- [Objective] Retype each line exactly. Skip images.
>> Start Provided material
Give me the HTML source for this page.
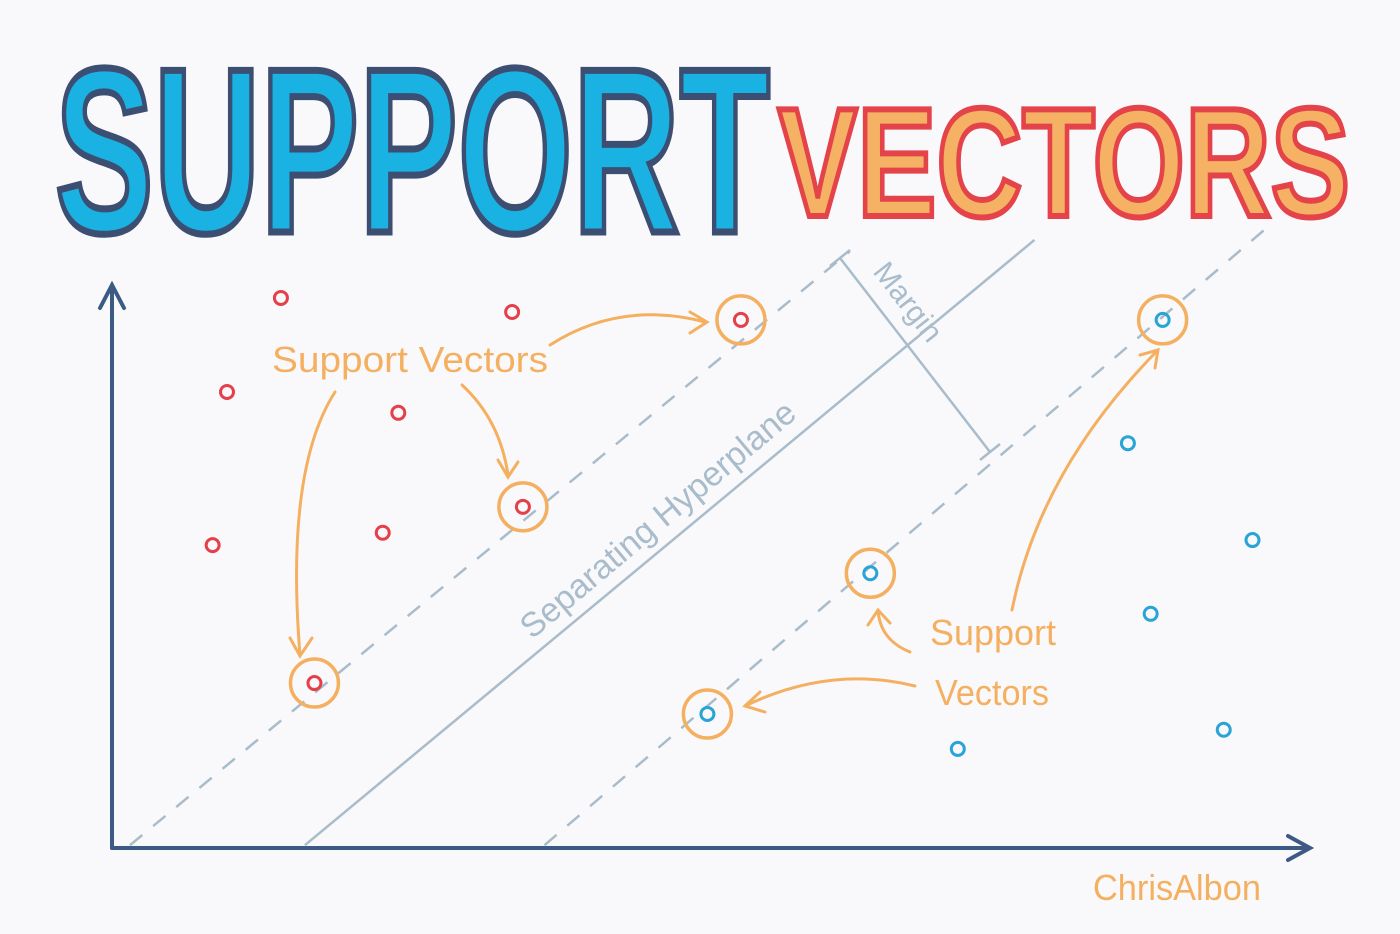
<!DOCTYPE html>
<html><head><meta charset="utf-8"><style>
html,body{margin:0;padding:0;background:#f9f9fb;}
svg{display:block;}
</style></head><body>
<svg width="1400" height="934" viewBox="0 0 1400 934" xmlns="http://www.w3.org/2000/svg">
<rect width="1400" height="934" fill="#f9f9fb"/>
<text x="55" y="232" textLength="715" lengthAdjust="spacingAndGlyphs" font-family="Liberation Sans, sans-serif" font-weight="bold" font-size="235" fill="#1ab2e2" stroke="#3c4f72" stroke-width="7">SUPPORT</text>
<text x="778" y="216" textLength="572" lengthAdjust="spacingAndGlyphs" font-family="Liberation Sans, sans-serif" font-weight="bold" font-size="155" fill="#f6b264" stroke="#e4434a" stroke-width="6">VECTORS</text>
<g id="chart"></g>
</svg>
<script>
const redX=[14.1,33.4,9.6,23.9,8.4,22.6,52.5,34.3,16.9];
const redY=[97.7,95.2,81.0,77.3,53.8,56.0,93.8,60.6,29.3];
const redSV=[0,0,0,0,0,0,1,1,1];
const blueX=[87.7,84.8,95.2,86.7,92.8,70.6,63.3,49.7];
const blueY=[93.8,71.9,54.7,41.6,21.0,17.6,48.8,23.8];
const blueSV=[1,0,0,0,0,0,1,1];
const hyperX=[16.1,77.0];
const hyperY=[0.5,108];
const upperX=[1.5,61.6];
const upperY=[0.5,106];
const lowerX=[36.1,96.3];
const lowerY=[0.5,110];
const sx=v=>112+v*11.98;
const sy=v=>848-v*5.63;
const NS='http://www.w3.org/2000/svg';
const g=document.getElementById('chart');
function mk(tag,attrs){const e=document.createElementNS(NS,tag);for(const k in attrs)e.setAttribute(k,attrs[k]);g.appendChild(e);return e;}
let e;
e=mk('path',{d:'M112,848 L112,285 M100,308 L112,285 L124,308',stroke:'#3d5a85','stroke-width':4,fill:'none','stroke-linecap':'round'});


e=mk('path',{d:'M112,848 L1310,848 M1288,836 L1310,848 L1288,860',stroke:'#3d5a85','stroke-width':4,fill:'none','stroke-linecap':'round'});


e=mk('line',{x1:sx(hyperX[0]),y1:sy(hyperY[0]),x2:sx(hyperX[1]),y2:sy(hyperY[1]),stroke:'#a8bccb','stroke-width':2.5});


e=mk('line',{x1:sx(upperX[0]),y1:sy(upperY[0]),x2:sx(upperX[1]),y2:sy(upperY[1]),stroke:'#a8bccb','stroke-width':2.5,'stroke-dasharray':'16 14'});


e=mk('line',{x1:sx(lowerX[0]),y1:sy(lowerY[0]),x2:sx(lowerX[1]),y2:sy(lowerY[1]),stroke:'#a8bccb','stroke-width':2.5,'stroke-dasharray':'16 14'});


e=mk('path',{d:'M840,258 L990,452 M830,266 L850,250 M980,460 L1000,444',stroke:'#a8bccb','stroke-width':2.5,fill:'none'});


function pts(X,Y,SV,col,name){for(let i=0;i<X.length;i++){
 if(SV[i]){e=mk('circle',{cx:sx(X[i]),cy:sy(Y[i]),r:24,fill:'none',stroke:'#f4b060','stroke-width':3.5});
 
 }
 e=mk('circle',{cx:sx(X[i]),cy:sy(Y[i]),r:6.5,fill:'none',stroke:col,'stroke-width':3});
 
 }}
pts(redX,redY,redSV,'#e5404a','red');
pts(blueX,blueY,blueSV,'#2aa4d6','blue');
const arrows=['M550,345 Q620,300 705,322 M690,312 L707,322 L690,333','M335,392 Q285,470 300,655 M290,638 L300,656 L312,638','M462,385 Q500,420 508,475 M498,460 L508,477 L518,462','M1012,610 Q1040,470 1158,350 M1140,355 L1158,350 L1155,368','M910,652 Q880,640 878,610 M868,625 L878,610 L890,623','M915,686 Q830,665 745,706 M760,692 L745,706 L765,712'];
arrows.forEach(d=>{e=mk('path',{d:d,stroke:'#f4b060','stroke-width':3,fill:'none','stroke-linecap':'round'});

});
function txt(x,y,s,size,col,rot,name,len){e=mk('text',{x:x,y:y,'font-size':size,fill:col,'font-family':'Liberation Sans, sans-serif',transform:rot?`rotate(${rot} ${x} ${y})`:''});e.textContent=s;
if(len){e.setAttribute('textLength',len);e.setAttribute('lengthAdjust','spacingAndGlyphs');}

}
txt(272,372,'Support  Vectors',36,'#f4b060',0,'support-vectors-label-top',276);
txt(930,645,'Support',36,'#f4b060',0,'support-label-bottom',126);
txt(935,705,'Vectors',36,'#f4b060',0,'vectors-label-bottom',114);
txt(532,640,'Separating  Hyperplane',34,'#a8bccb',-40,'hyperplane-label');
txt(872,272,'Margin',30,'#a8bccb',52,'margin-label');
txt(1093,900,'ChrisAlbon',36,'#f4b060',0,'author-signature',168);
</script>
</body></html>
>> End Provided material
- [Solved exercise]
Give me the HTML source for this page.
<!DOCTYPE html>
<html><head><meta charset="utf-8"><style>
html,body{margin:0;padding:0;background:#f9f9fb;}
svg{display:block;}
</style></head><body>
<svg width="1400" height="934" viewBox="0 0 1400 934" xmlns="http://www.w3.org/2000/svg">
<rect width="1400" height="934" fill="#f9f9fb"/>
<text x="55" y="232" textLength="715" lengthAdjust="spacingAndGlyphs" font-family="Liberation Sans, sans-serif" font-weight="bold" font-size="235" fill="#1ab2e2" stroke="#3c4f72" stroke-width="7">SUPPORT</text>
<text x="778" y="216" textLength="572" lengthAdjust="spacingAndGlyphs" font-family="Liberation Sans, sans-serif" font-weight="bold" font-size="155" fill="#f6b264" stroke="#e4434a" stroke-width="6">VECTORS</text>
<g id="chart"></g>
</svg>
<script>
const redX=[14.1,33.4,9.6,23.9,8.4,22.6,52.5,34.3,16.9];
const redY=[97.7,95.2,81.0,77.3,53.8,56.0,93.8,60.6,29.3];
const redSV=[0,0,0,0,0,0,1,1,1];
const blueX=[87.7,84.8,95.2,86.7,92.8,70.6,63.3,49.7];
const blueY=[93.8,71.9,54.7,41.6,21.0,17.6,48.8,23.8];
const blueSV=[1,0,0,0,0,0,1,1];
const hyperX=[16.1,77.0];
const hyperY=[0.5,108];
const upperX=[1.5,61.6];
const upperY=[0.5,106];
const lowerX=[36.1,96.3];
const lowerY=[0.5,110];
const sx=v=>112+v*11.98;
const sy=v=>848-v*5.63;
const NS='http://www.w3.org/2000/svg';
const g=document.getElementById('chart');
function mk(tag,attrs){const e=document.createElementNS(NS,tag);for(const k in attrs)e.setAttribute(k,attrs[k]);g.appendChild(e);return e;}
let e;
e=mk('path',{d:'M112,848 L112,285 M100,308 L112,285 L124,308',stroke:'#3d5a85','stroke-width':4,fill:'none','stroke-linecap':'round'});


e=mk('path',{d:'M112,848 L1310,848 M1288,836 L1310,848 L1288,860',stroke:'#3d5a85','stroke-width':4,fill:'none','stroke-linecap':'round'});


e=mk('line',{x1:sx(hyperX[0]),y1:sy(hyperY[0]),x2:sx(hyperX[1]),y2:sy(hyperY[1]),stroke:'#a8bccb','stroke-width':2.5});


e=mk('line',{x1:sx(upperX[0]),y1:sy(upperY[0]),x2:sx(upperX[1]),y2:sy(upperY[1]),stroke:'#a8bccb','stroke-width':2.5,'stroke-dasharray':'16 14'});


e=mk('line',{x1:sx(lowerX[0]),y1:sy(lowerY[0]),x2:sx(lowerX[1]),y2:sy(lowerY[1]),stroke:'#a8bccb','stroke-width':2.5,'stroke-dasharray':'16 14'});


e=mk('path',{d:'M840,258 L990,452 M830,266 L850,250 M980,460 L1000,444',stroke:'#a8bccb','stroke-width':2.5,fill:'none'});


function pts(X,Y,SV,col,name){for(let i=0;i<X.length;i++){
 if(SV[i]){e=mk('circle',{cx:sx(X[i]),cy:sy(Y[i]),r:24,fill:'none',stroke:'#f4b060','stroke-width':3.5});
 
 }
 e=mk('circle',{cx:sx(X[i]),cy:sy(Y[i]),r:6.5,fill:'none',stroke:col,'stroke-width':3});
 
 }}
pts(redX,redY,redSV,'#e5404a','red');
pts(blueX,blueY,blueSV,'#2aa4d6','blue');
const arrows=['M550,345 Q620,300 705,322 M690,312 L707,322 L690,333','M335,392 Q285,470 300,655 M290,638 L300,656 L312,638','M462,385 Q500,420 508,475 M498,460 L508,477 L518,462','M1012,610 Q1040,470 1158,350 M1140,355 L1158,350 L1155,368','M910,652 Q880,640 878,610 M868,625 L878,610 L890,623','M915,686 Q830,665 745,706 M760,692 L745,706 L765,712'];
arrows.forEach(d=>{e=mk('path',{d:d,stroke:'#f4b060','stroke-width':3,fill:'none','stroke-linecap':'round'});

});
function txt(x,y,s,size,col,rot,name,len){e=mk('text',{x:x,y:y,'font-size':size,fill:col,'font-family':'Liberation Sans, sans-serif',transform:rot?`rotate(${rot} ${x} ${y})`:''});e.textContent=s;
if(len){e.setAttribute('textLength',len);e.setAttribute('lengthAdjust','spacingAndGlyphs');}

}
txt(272,372,'Support  Vectors',36,'#f4b060',0,'support-vectors-label-top',276);
txt(930,645,'Support',36,'#f4b060',0,'support-label-bottom',126);
txt(935,705,'Vectors',36,'#f4b060',0,'vectors-label-bottom',114);
txt(532,640,'Separating  Hyperplane',34,'#a8bccb',-40,'hyperplane-label');
txt(872,272,'Margin',30,'#a8bccb',52,'margin-label');
txt(1093,900,'ChrisAlbon',36,'#f4b060',0,'author-signature',168);
</script>
</body></html>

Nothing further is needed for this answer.